Gleich mal vorweg, ich fürchte bei dem Problem kann mir keiner helfen, aber nen Versuch ist es ja wert.

Hab mir die Soundbar Samsung HW-H450 gekauft. Angeschlossen ist sie an einen UE55F6500. Problem ist, das ich über die Soundbar unregelmäßige Soundaussetzer hab. So eine Art ganz kurzes Stocken oder Kratzen. Wie als wenn auf ner Schallplatte nen dickes Staubkorn liegt. Um keinen ellenlange Text zu schreiben, liste ich einfach mal auf unter welchen Umständen das Phänomen auftritt:

- Sowohl bei Anschluss über HDMI, als auch über Toslink
- Bei Verbindung über "Soundshare"
- Bei Streamen über Youtube, Amazon, Rechner usw.

Nicht auftreten tut es:

- Im normalen TV Betrieb
- Bei Verbindung über "Externe Lautsprecher" (Hier tritt es unter keinen Umständen auf)

Da es überhaupt nicht auftritt wenn ich die Sounbar TV Menü als "Externe Lautsprecher" einstelle, vermute ich ein Softwareproblem mit Soundshare.
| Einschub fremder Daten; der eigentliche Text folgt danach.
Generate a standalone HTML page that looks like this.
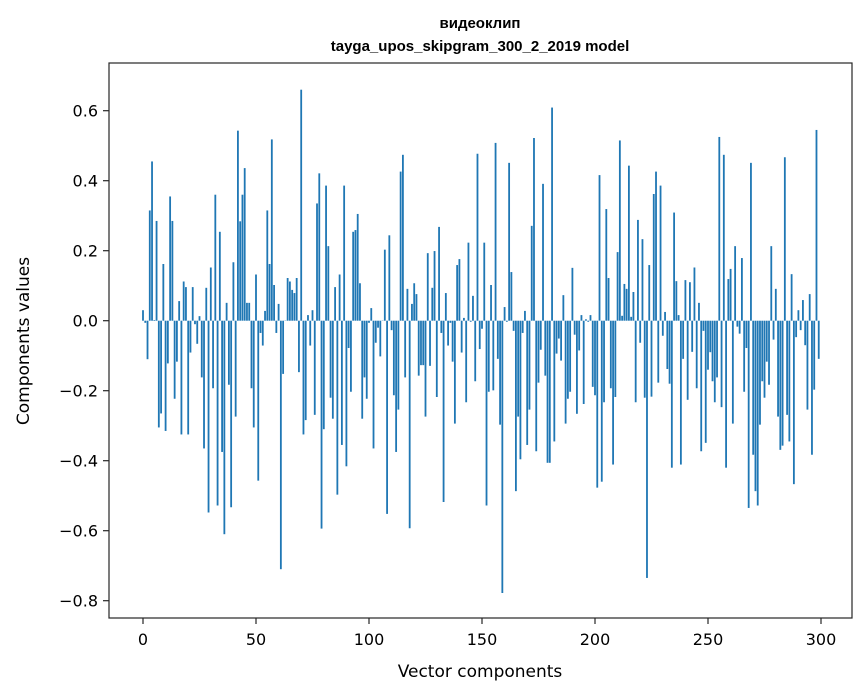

Verstehen aber nicht, warum es dann nicht im TV Betrieb auftritt. Konnte auch im Netz keinerlei ähnliche Fälle finden. Hab mir auch schon sämtliche Amazonbewertungen zu der Soundbar durch gelesen, viele haben auch TVs aus der gleichen Baureihe, aber keiner hat ähnliche Probleme.


----------



## Stryke7 (15. September 2014)

*AW: Sehr merkwürdiges Problem mit Soundbar*

Ja, klingt nach einem Treiberproblem.  Du kannst mal den Hersteller anschreiben,  ob die eine Lösung kennen.


----------



## achos (18. September 2014)

*AW: Sehr merkwürdiges Problem mit Soundbar*

würde mal ein anderes und besseres HDMI Kabel nehmen


----------



## Stryke7 (19. September 2014)

*AW: Sehr merkwürdiges Problem mit Soundbar*



achos schrieb:


> würde mal ein anderes und besseres HDMI Kabel nehmen


 
Unwahrscheinlich dass das hilft,  da er das Problem ja sowohl über HDMI als auch über Toslink hat.


----------